Rural impact of stimulus package |

Rural impact of stimulus package

The new federal stimulus package contains nearly $7 billion for U.S. Department of Agriculture efforts nationally, but how much of that money will come to South Dakota is yet to be determined.

Little of the money will go directly to farmers and ranchers.

According to figures provided by the offices of Sen. John Thune, R-SD, and Rep. Stephanie Herseth Sandlin, D-SD, the package contains:

– $200 million for USDA buildings and facilities. Of that, $24 million would go for construction, repair and improvement of USDA buildings. The remainder, $176 million, would go for work on deferred maintenance on agricultural research facilities.

– $50 million for computer technology for the Farm Service Agency (the figure was cut from $245 million). The computer upgrades are considered important because the current computer software in county and state Farm Service Agency offices may not be up to handling the processing of disaster programs and the Average Crop Revenue (ACRE) programs, according to a Thune spokesman. Thune backed an unsuccessful effort to include the computer upgrade money in the 2007 farm bill.

– $340 million for Natural Resources Conservation Service, construction of watershed/flood prevention and rehabilitation. Of that, $290 million would go for watershed and flood prevention operations, including $145 million for purchasing and restoring floodplain easements. Watershed rehabilitation programs of high-hazard structures such as dams would get $50 million.

The Farm Service Agency’s South Dakota headquarters in Huron had not received word about how much money will get funneled to the state, a spokeswoman said on Wednesday, Feb. 18.

An NRCS official also said it is unclear whether the state will get money for watershed and flood prevention work. Mike Kuck, assistant state conservationist for programs with NRCS in Huron, said the state doesn’t have any high-hazard dams. Kuck said there is one current project for flood control, on the Whetstone River in northeast South Dakota.

“That program hasn’t been funded for the last couple of years in the national budget, so that project has been kind of on the shelf, waiting for funding,” Kuck said.

How the money will be divided among the states is still a question mark, according to Betsy Hart, a spokeswoman for Herseth Sandlin. “We’re doing what we can to learn about the bill,” Hart said Wednesday.

It will be up to the discretion of USDA how much of the money goes to individual states, according to Brendon Plack, Thune’s legislative assistant for agriculture.
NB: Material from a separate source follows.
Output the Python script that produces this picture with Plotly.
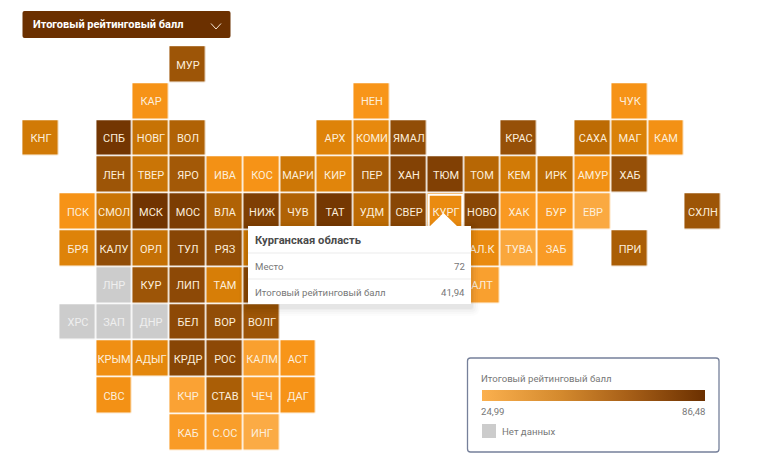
import plotly.graph_objects as go

# --- Data ---
row0 = {4: ("МУР", 66)}
row1 = {3: ("КАР", 38), 9: ("НЕН", 37), 16: ("ЧУК", 38)}
row2 = {0: ("КНГ", 50), 2: ("СПБ", 83), 3: ("НОВГ", 53), 4: ("ВОЛ", 60), 8: ("АРХ", 46), 9: ("КОМИ", 43),
        10: ("ЯМАЛ", 70), 13: ("КРАС", 68), 15: ("САХА", 56), 16: ("МАГ", 47), 17: ("КАМ", 39)}
row3 = {2: ("ЛЕН", 66), 3: ("ТВЕР", 52), 4: ("ЯРО", 64), 5: ("ИВА", 39), 6: ("КОС", 38), 7: ("МАРИ", 51),
        8: ("КИР", 45), 9: ("ПЕР", 64), 10: ("ХАН", 76), 11: ("ТЮМ", 77), 12: ("ТОМ", 58), 13: ("КЕМ", 50),
        14: ("ИРК", 56), 15: ("АМУР", 40), 16: ("ХАБ", 68)}
row4 = {1: ("ПСК", 38), 2: ("СМОЛ", 52), 3: ("МСК", 84), 4: ("МОС", 79), 5: ("ВЛА", 60), 6: ("НИЖ", 78),
        7: ("ЧУВ", 60), 8: ("ТАТ", 82), 9: ("УДМ", 56), 10: ("СВЕР", 74), 11: ("КУРГ", 41.94), 12: ("НОВО", 74),
        13: ("ХАК", 35), 14: ("БУР", 36), 15: ("ЕВР", 28), 18: ("СХЛН", 66)}
row5 = {1: ("БРЯ", 46), 2: ("КАЛУ", 70), 3: ("ОРЛ", 54), 4: ("ТУЛ", 74), 5: ("РЯЗ", 70), 6: ("", 50),
        12: ("АЛ.К", 42), 13: ("ТУВА", 29), 14: ("ЗАБ", 34), 16: ("ПРИ", 62)}
row6 = {3: ("КУР", 66), 4: ("ЛИП", 72), 5: ("ТАМ", 48), 6: ("", 72), 12: ("АЛТ", 32)}
row7 = {4: ("БЕЛ", 72), 5: ("ВОР", 70), 6: ("ВОЛГ", 66)}
row8 = {2: ("КРЫМ", 40), 3: ("АДЫГ", 44), 4: ("КРДР", 74), 5: ("РОС", 72), 6: ("КАЛМ", 32), 7: ("АСТ", 37)}
row9 = {2: ("СВС", 39), 4: ("КЧР", 31), 5: ("СТАВ", 62), 6: ("ЧЕЧ", 34), 7: ("ДАГ", 38)}
row10 = {4: ("КАБ", 34), 5: ("С.ОС", 33), 6: ("ИНГ", 27)}
rated_rows = [row0, row1, row2, row3, row4, row5, row6, row7, row8, row9, row10]

no_data = {6: {2: "ЛНР"}, 7: {1: "ХРС", 2: "ЗАП", 3: "ДНР"}}

value_min = 24.99
value_max = 86.48
legend_title = "Итоговый рейтинговый балл"
legend_min_label = "24,99"
legend_max_label = "86,48"
no_data_label = "Нет данных"
selector_label = "Итоговый рейтинговый балл"
tip_title = "Курганская область"
tip_rows = [("Место", "72"), ("Итоговый рейтинговый балл", "41,94")]

# --- Geometry ---
W, H = 760, 465
PITCH = 36.8
CX0, CY0 = 40.8, 64.6
FONT = "Roboto, sans-serif"
n_cols, n_rows = 19, 11
cols = list(range(n_cols))
rows = list(range(n_rows))
colorscale = [[0, "#FBB04E"], [0.2, "#F89418"], [0.35, "#DC8208"], [0.5, "#BE6C04"],
              [0.7, "#965008"], [1, "#6B3000"]]
legend_scale = [[0, "#FBB04E"], [0.35, "#D48A2E"], [0.65, "#A86018"], [1, "#6B3000"]]


def fx(px):
    return px / W


def fy(py):
    return 1 - py / H


def rrect(x0, y0, x1, y1, r=2):
    a, b, c, d = fx(x0), fy(y0), fx(x1), fy(y1)
    rx, ry = r / W, r / H
    return (f"M{a+rx},{b} L{c-rx},{b} Q{c},{b} {c},{b-ry} L{c},{d+ry} Q{c},{d} {c-rx},{d} "
            f"L{a+rx},{d} Q{a},{d} {a},{d+ry} L{a},{b-ry} Q{a},{b} {a+rx},{b} Z")


z = [[row.get(c, (None, None))[1] for c in cols] for row in rated_rows]
labels = [[row.get(c, ("", None))[0] for c in cols] for row in rated_rows]
z_na = [[1 if c in no_data.get(r, {}) else None for c in cols] for r in rows]
labels_na = [[no_data.get(r, {}).get(c, "") for c in cols] for r in rows]

fig = go.Figure()
fig.add_trace(go.Heatmap(
    x=cols, y=rows, z=z, text=labels, texttemplate="%{text}",
    textfont=dict(family=FONT, size=11, color="#FCEEDC"),
    zmin=value_min, zmax=value_max, colorscale=colorscale, xgap=1.6, ygap=1.6, hoverongaps=False,
    hoverinfo="skip", showscale=False,
))
fig.add_trace(go.Heatmap(
    x=cols, y=rows, z=z_na, text=labels_na, texttemplate="%{text}",
    textfont=dict(family=FONT, size=11, color="#EFEFEF"),
    zmin=0, zmax=1, colorscale=[[0, "#CCCCCC"], [1, "#CCCCCC"]], showscale=False,
    xgap=1.6, ygap=1.6, hoverongaps=False, hoverinfo="skip",
))
# legend gradient: its own colour scale, no visible marks
fig.add_trace(go.Scatter(
    x=[None, None], y=[None, None], mode="markers", hoverinfo="skip",
    marker=dict(color=[value_min, value_max], cmin=value_min, cmax=value_max, colorscale=legend_scale,
                showscale=True,
                colorbar=dict(orientation="h", x=fx(482), xanchor="left", xpad=0, y=fy(400.5), yanchor="bottom",
                              ypad=0, len=223 / W, lenmode="fraction", thickness=11, thicknessmode="pixels",
                              outlinewidth=0, showticklabels=False, ticks="")),
))

shapes = []


def shape(path=None, fill=None, line=None, lw=0):
    shapes.append(dict(type="path", xref="paper", yref="paper", path=path, fillcolor=fill or "rgba(0,0,0,0)",
                       line=dict(color=line or "rgba(0,0,0,0)", width=lw), layer="above"))


# selector
shape(rrect(22.5, 11, 230.5, 38), "#6B3000")
shape(f"M{fx(211)},{fy(23.5)} L{fx(216)},{fy(29)} L{fx(221)},{fy(23.5)}", None, "#F5E6D5", 1)
# highlighted cell
shape(rrect(428.7, 194.8, 462.3, 228, 0), None, "#FFFFFF", 2)
# tooltip shadow, card, pointer
for i, a in zip((9, 7, 5, 3, 2), (0.012, 0.016, 0.02, 0.025, 0.03)):
    shape(rrect(248 - i, 226 - i + 3, 471 + i, 304 + i + 3, i), f"rgba(0,0,0,{a})")
shape(rrect(248, 226, 471, 304, 0), "#FFFFFF")
shape(f"M{fx(429)},{fy(227)} L{fx(443.5)},{fy(213)} L{fx(458)},{fy(227)} Z", "#FFFFFF")
for y in (253, 279):
    shape(f"M{fx(248)},{fy(y)} L{fx(471)},{fy(y)}", None, "#EBEBEB", 1)
# legend box
shape(rrect(467.5, 358, 719, 452, 3), "#FFFFFF", "#76809A", 1.3)
shape(rrect(482, 424, 496, 438, 0), "#CCCCCC")


def note(x, y, text, size, color, anchor="left", bold=False):
    shift = -1.2 if anchor == "left" else 1.2
    return dict(xref="paper", yref="paper", x=fx(x + shift), y=fy(y), text=f"<b>{text}</b>" if bold else text,
                showarrow=False, xanchor=anchor, yanchor="middle", borderpad=0, captureevents=False,
                font=dict(family=FONT, size=size, color=color))


annotations = [
    note(33, 24, selector_label, 11, "#FFFFFF", bold=True),
    note(255, 240, tip_title, 11.2, "#4A4A4A", bold=True),
    note(255, 266.5, tip_rows[0][0], 9.6, "#777777"),
    note(465, 266.5, tip_rows[0][1], 9.6, "#777777", "right"),
    note(255, 292, tip_rows[1][0], 9.6, "#777777"),
    note(465, 292, tip_rows[1][1], 9.6, "#777777", "right"),
    note(481.5, 378, legend_title, 9.6, "#777777"),
    note(481.5, 411.5, legend_min_label, 9.6, "#777777"),
    note(705, 411.5, legend_max_label, 9.6, "#777777", "right"),
    note(502, 431, no_data_label, 9.6, "#777777"),
]

fig.update_layout(
    width=W, height=H, margin=dict(l=0, r=0, t=0, b=0),
    paper_bgcolor="#FFFFFF", plot_bgcolor="#FFFFFF", showlegend=False,
    xaxis=dict(range=[-CX0 / PITCH, (W - CX0) / PITCH], domain=[0, 1], visible=False, fixedrange=True),
    yaxis=dict(range=[(H - CY0) / PITCH, -CY0 / PITCH], domain=[0, 1], visible=False, fixedrange=True),
    shapes=shapes, annotations=annotations,
)
fig.write_html("out.html", config=dict(displayModeBar=False),
               post_script="document.body.style.margin='0';")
It is possible that some states could get very little of the stimulus money, he said.

Plack also said Thune and Sen. Tom Harkin, D-IA, had pushed an amendment to the stimulus package to increase funding for energy programs under USDA, but the amendment failed.

Even though little of the money will go directly to farmers and ranchers, the increased aid for food stamps and other nutrition programs should help rural America by creating demand for ag products, according to the National Farmers Union.

NFU President Tom Buis, in a news release, said the package expands nutrition assistance programs, provides money for more broadband infrastructure and encourages more development of renewable fuels.

Other provisions of the stimulus package that will affect rural areas, according to Thune’s office, include:

– $1 billion for direct loans for rural housing and $10.5 billion for unsubsidized guaranteed housing loans.

– $200 million for modifying rural housing loans.

– $130 million for rural community facilities programs.

– $150 million for loans and grants for rural businesses.

– $1.38 billion for loans and grants for rural water, waste water and waste disposal programs.

– $2.5 billion for loans and grants for distance learning, telemedicine, and broadband programs.

– $200 million for the national school lunch program.

– $500 million for the Women, Infants and Children nutrition program.

– $150 million for emergency food assistance.